> **Available data**:
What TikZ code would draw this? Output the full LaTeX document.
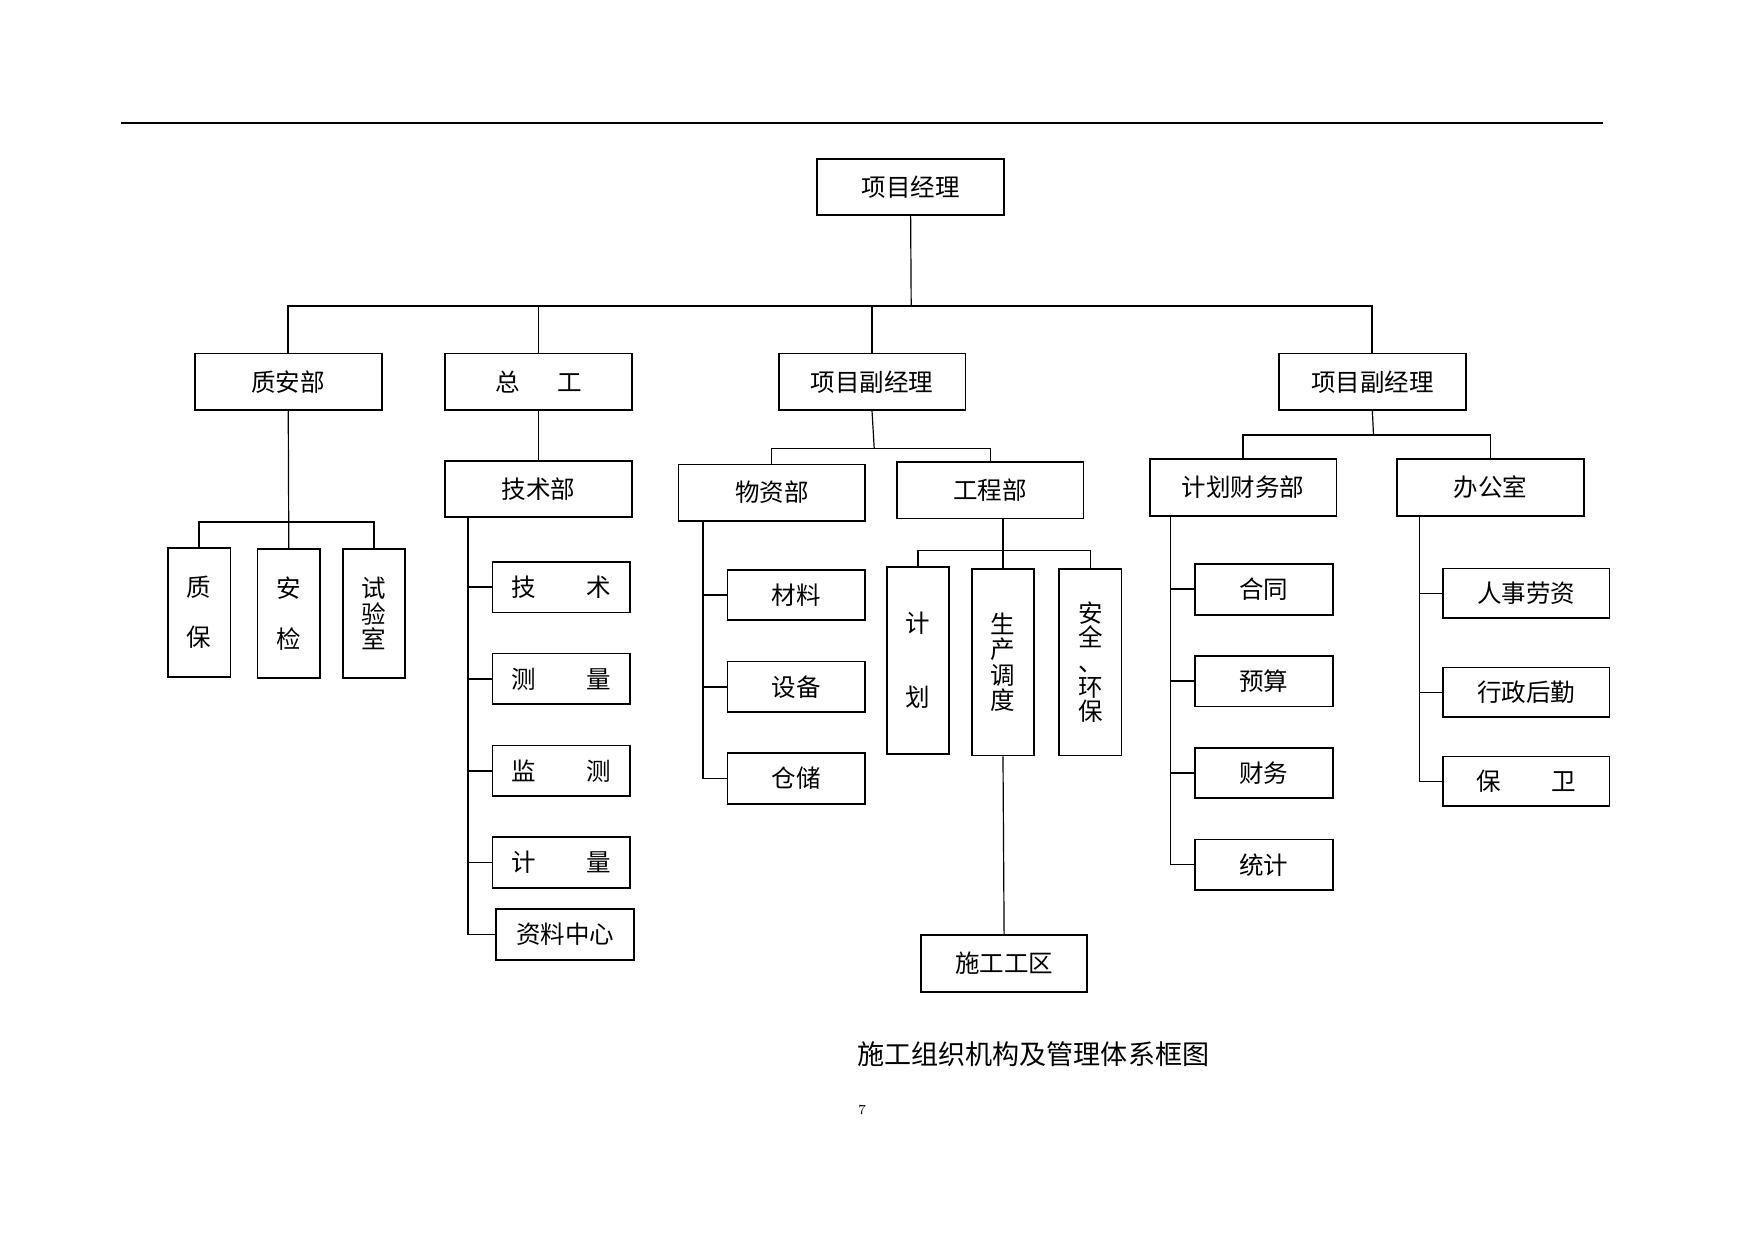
\documentclass[tikz,border=0pt]{standalone}
\usepackage{fontspec}
\newfontfamily\cjk{Noto Sans CJK SC}
\usepackage{tikz}
\usetikzlibrary{positioning}

\begin{document}
\begin{tikzpicture}[
    x=0.0199cm, y=-0.0199cm,
    font=\cjk\fontsize{12.4}{14}\selectfont,
    node distance = 0.7cm and 1cm,
    box/.style = {rectangle, draw=black, line width=0.9pt, fill=white,
                  minimum width=3.32cm, minimum height=1cm, inner sep=0pt, align=center},
    item/.style = {box, minimum width=2.45cm, minimum height=0.9cm},
    wideitem/.style = {box, minimum width=2.96cm, minimum height=0.88cm},
    column/.style = {box, minimum width=1.11cm, minimum height=2.29cm},
    longcolumn/.style = {box, minimum width=1.11cm, minimum height=3.32cm},
    link/.style = {draw=black, line width=0.6pt},
    bus/.style = {draw=black, line width=1pt}
]
\useasboundingbox (0,0) rectangle (1567.8,1108.5);

% Header rule
\draw[line width=1.2pt] (108,110) -- (1432,110);

% Project manager
\node[box] (pm) at (813.5,167) {项目经理};

% Second level
\node[box] (zab) at (257.5,341) {质安部};
\node[box] (zg) at (481,341) {总\hspace{18.9pt}工};
\node[box] (fpm1) at (779,341) {项目副经理};
\node[box] (fpm2) at (1226,341) {项目副经理};

% Quality and safety
\node[column] (zb) at (178,547) {质\\[11.6pt]保};
\node[column] (aj) at (258,548) {安\\[11.6pt]检};
\node[column] (sys) at (334,548) {试\\[-1pt]验\\[-1pt]室};

% Chief engineer
\node[box] (jsb) at (481,437) {技术部};
\node[item] (js1) at (501.5,524.5) {技\hspace{25.6pt}术};
\node[item, below=of js1] (js2) {测\hspace{25.6pt}量};
\node[item, below=of js2] (js3) {监\hspace{25.6pt}测};
\node[item, below=of js3] (js4) {计\hspace{25.6pt}量};
\node[item] (js5) at (505,835) {资料中心};

% Materials
\node[box] (wzb) at (689.5,440) {物资部};
\node[item] (wz1) at (711.5,531.5) {材料};
\node[item, below=of wz1] (wz2) {设备};
\node[item, below=of wz2] (wz3) {仓储};

% Engineering
\node[box] (gcb) at (884.5,438) {工程部};
\node[longcolumn] (jh) at (820,590) {计\\[23.5pt]划};
\node[longcolumn] (scdd) at (896,591.5) {生\\[-1.1pt]产\\[-1.1pt]调\\[-1.1pt]度};
\node[longcolumn] (aqhb) at (974,591.5) {安\\[-1.5pt]全\\[-1.5pt]、\\[-1.5pt]环\\[-1.5pt]保};
\node[box, minimum width=2.95cm, minimum height=1.01cm] (sggq) at (897,860.5) {施工工区};

% Planning and finance
\node[box] (cwb) at (1110.5,435.5) {计划财务部};
\node[item] (cw1) at (1129,526.5) {合同};
\node[item, below=of cw1] (cw2) {预算};
\node[item, below=of cw2] (cw3) {财务};
\node[item, below=of cw3] (cw4) {统计};

% Office
\node[box] (bgs) at (1331.5,435.5) {办公室};
\node[wideitem] (bg1) at (1363.5,530) {人事劳资};
\node[wideitem] (bg2) at (1363.5,618.5) {行政后勤};
\node[wideitem] (bg3) at (1363.5,698) {保\hspace{25.6pt}卫};

% Bus points and spines
\coordinate (bus1) at (814,273);
\coordinate (bus2) at (258,466);
\coordinate (bus3) at (781,401);
\coordinate (bus4) at (896,492);
\coordinate (bus5) at (1227,389);
\coordinate (jspine) at (418,462);
\coordinate (wspine) at (628,465);
\coordinate (cspine) at (1046,461);
\coordinate (bspine) at (1268,461);

% Lines
\draw[link] (pm.south) -- (bus1);
\draw[bus] (zab.north) |- (bus1) -| (fpm2.north);
\draw[link] (zg.north) -- (zg.north |- bus1);
\draw[link] (fpm1.north) -- (fpm1.north |- bus1);

\draw[link] (zab.south) -- (aj.north);
\draw[bus] (zb.north) |- (bus2) -| (sys.north);

\draw[link] (zg.south) -- (jsb.north);
\draw[link] (jspine) |- (js5.west);
\foreach \n in {1,...,4}
    \draw[bus] (jspine |- js\n.west) -- (js\n.west);

\draw[link] (fpm1.south) -- (bus3);
\draw[link] (wzb.north) |- (bus3) -| (gcb.north);
\draw[link] (wspine) |- (wz3.west);
\foreach \n in {1,2}
    \draw[bus] (wspine |- wz\n.west) -- (wz\n.west);

\draw[bus] (scdd.north |- gcb.south) -- (scdd.north);
\draw[link] (jh.north) |- (bus4) -| (aqhb.north);
\draw[link] (scdd.south) -- (sggq.north);

\draw[link] (fpm2.south) -- (bus5);
\draw[bus] (cwb.north) |- (bus5) -| (bgs.north);
\draw[link] (cspine) |- (cw4.west);
\foreach \n in {1,...,3}
    \draw[bus] (cspine |- cw\n.west) -- (cw\n.west);
\draw[link] (bspine) |- (bg3.west);
\foreach \n in {1,2}
    \draw[link] (bspine |- bg\n.west) -- (bg\n.west);

% Caption
\node[font=\cjk\fontsize{13.7}{16}\selectfont] (title) at (923,942) {施工组织机构及管理体系框图};
\node[font=\fontsize{7}{8}\selectfont] (page) at (770,992) {7};

\end{tikzpicture}
\end{document}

> **Directions**: Go through the material above and print all of it exactly, except the pictures.

> **The response**:
What TikZ code would draw this? Output the full LaTeX document.
\documentclass[tikz,border=0pt]{standalone}
\usepackage{fontspec}
\newfontfamily\cjk{Noto Sans CJK SC}
\usepackage{tikz}
\usetikzlibrary{positioning}

\begin{document}
\begin{tikzpicture}[
    x=0.0199cm, y=-0.0199cm,
    font=\cjk\fontsize{12.4}{14}\selectfont,
    node distance = 0.7cm and 1cm,
    box/.style = {rectangle, draw=black, line width=0.9pt, fill=white,
                  minimum width=3.32cm, minimum height=1cm, inner sep=0pt, align=center},
    item/.style = {box, minimum width=2.45cm, minimum height=0.9cm},
    wideitem/.style = {box, minimum width=2.96cm, minimum height=0.88cm},
    column/.style = {box, minimum width=1.11cm, minimum height=2.29cm},
    longcolumn/.style = {box, minimum width=1.11cm, minimum height=3.32cm},
    link/.style = {draw=black, line width=0.6pt},
    bus/.style = {draw=black, line width=1pt}
]
\useasboundingbox (0,0) rectangle (1567.8,1108.5);

% Header rule
\draw[line width=1.2pt] (108,110) -- (1432,110);

% Project manager
\node[box] (pm) at (813.5,167) {项目经理};

% Second level
\node[box] (zab) at (257.5,341) {质安部};
\node[box] (zg) at (481,341) {总\hspace{18.9pt}工};
\node[box] (fpm1) at (779,341) {项目副经理};
\node[box] (fpm2) at (1226,341) {项目副经理};

% Quality and safety
\node[column] (zb) at (178,547) {质\\[11.6pt]保};
\node[column] (aj) at (258,548) {安\\[11.6pt]检};
\node[column] (sys) at (334,548) {试\\[-1pt]验\\[-1pt]室};

% Chief engineer
\node[box] (jsb) at (481,437) {技术部};
\node[item] (js1) at (501.5,524.5) {技\hspace{25.6pt}术};
\node[item, below=of js1] (js2) {测\hspace{25.6pt}量};
\node[item, below=of js2] (js3) {监\hspace{25.6pt}测};
\node[item, below=of js3] (js4) {计\hspace{25.6pt}量};
\node[item] (js5) at (505,835) {资料中心};

% Materials
\node[box] (wzb) at (689.5,440) {物资部};
\node[item] (wz1) at (711.5,531.5) {材料};
\node[item, below=of wz1] (wz2) {设备};
\node[item, below=of wz2] (wz3) {仓储};

% Engineering
\node[box] (gcb) at (884.5,438) {工程部};
\node[longcolumn] (jh) at (820,590) {计\\[23.5pt]划};
\node[longcolumn] (scdd) at (896,591.5) {生\\[-1.1pt]产\\[-1.1pt]调\\[-1.1pt]度};
\node[longcolumn] (aqhb) at (974,591.5) {安\\[-1.5pt]全\\[-1.5pt]、\\[-1.5pt]环\\[-1.5pt]保};
\node[box, minimum width=2.95cm, minimum height=1.01cm] (sggq) at (897,860.5) {施工工区};

% Planning and finance
\node[box] (cwb) at (1110.5,435.5) {计划财务部};
\node[item] (cw1) at (1129,526.5) {合同};
\node[item, below=of cw1] (cw2) {预算};
\node[item, below=of cw2] (cw3) {财务};
\node[item, below=of cw3] (cw4) {统计};

% Office
\node[box] (bgs) at (1331.5,435.5) {办公室};
\node[wideitem] (bg1) at (1363.5,530) {人事劳资};
\node[wideitem] (bg2) at (1363.5,618.5) {行政后勤};
\node[wideitem] (bg3) at (1363.5,698) {保\hspace{25.6pt}卫};

% Bus points and spines
\coordinate (bus1) at (814,273);
\coordinate (bus2) at (258,466);
\coordinate (bus3) at (781,401);
\coordinate (bus4) at (896,492);
\coordinate (bus5) at (1227,389);
\coordinate (jspine) at (418,462);
\coordinate (wspine) at (628,465);
\coordinate (cspine) at (1046,461);
\coordinate (bspine) at (1268,461);

% Lines
\draw[link] (pm.south) -- (bus1);
\draw[bus] (zab.north) |- (bus1) -| (fpm2.north);
\draw[link] (zg.north) -- (zg.north |- bus1);
\draw[link] (fpm1.north) -- (fpm1.north |- bus1);

\draw[link] (zab.south) -- (aj.north);
\draw[bus] (zb.north) |- (bus2) -| (sys.north);

\draw[link] (zg.south) -- (jsb.north);
\draw[link] (jspine) |- (js5.west);
\foreach \n in {1,...,4}
    \draw[bus] (jspine |- js\n.west) -- (js\n.west);

\draw[link] (fpm1.south) -- (bus3);
\draw[link] (wzb.north) |- (bus3) -| (gcb.north);
\draw[link] (wspine) |- (wz3.west);
\foreach \n in {1,2}
    \draw[bus] (wspine |- wz\n.west) -- (wz\n.west);

\draw[bus] (scdd.north |- gcb.south) -- (scdd.north);
\draw[link] (jh.north) |- (bus4) -| (aqhb.north);
\draw[link] (scdd.south) -- (sggq.north);

\draw[link] (fpm2.south) -- (bus5);
\draw[bus] (cwb.north) |- (bus5) -| (bgs.north);
\draw[link] (cspine) |- (cw4.west);
\foreach \n in {1,...,3}
    \draw[bus] (cspine |- cw\n.west) -- (cw\n.west);
\draw[link] (bspine) |- (bg3.west);
\foreach \n in {1,2}
    \draw[link] (bspine |- bg\n.west) -- (bg\n.west);

% Caption
\node[font=\cjk\fontsize{13.7}{16}\selectfont] (title) at (923,942) {施工组织机构及管理体系框图};
\node[font=\fontsize{7}{8}\selectfont] (page) at (770,992) {7};

\end{tikzpicture}
\end{document}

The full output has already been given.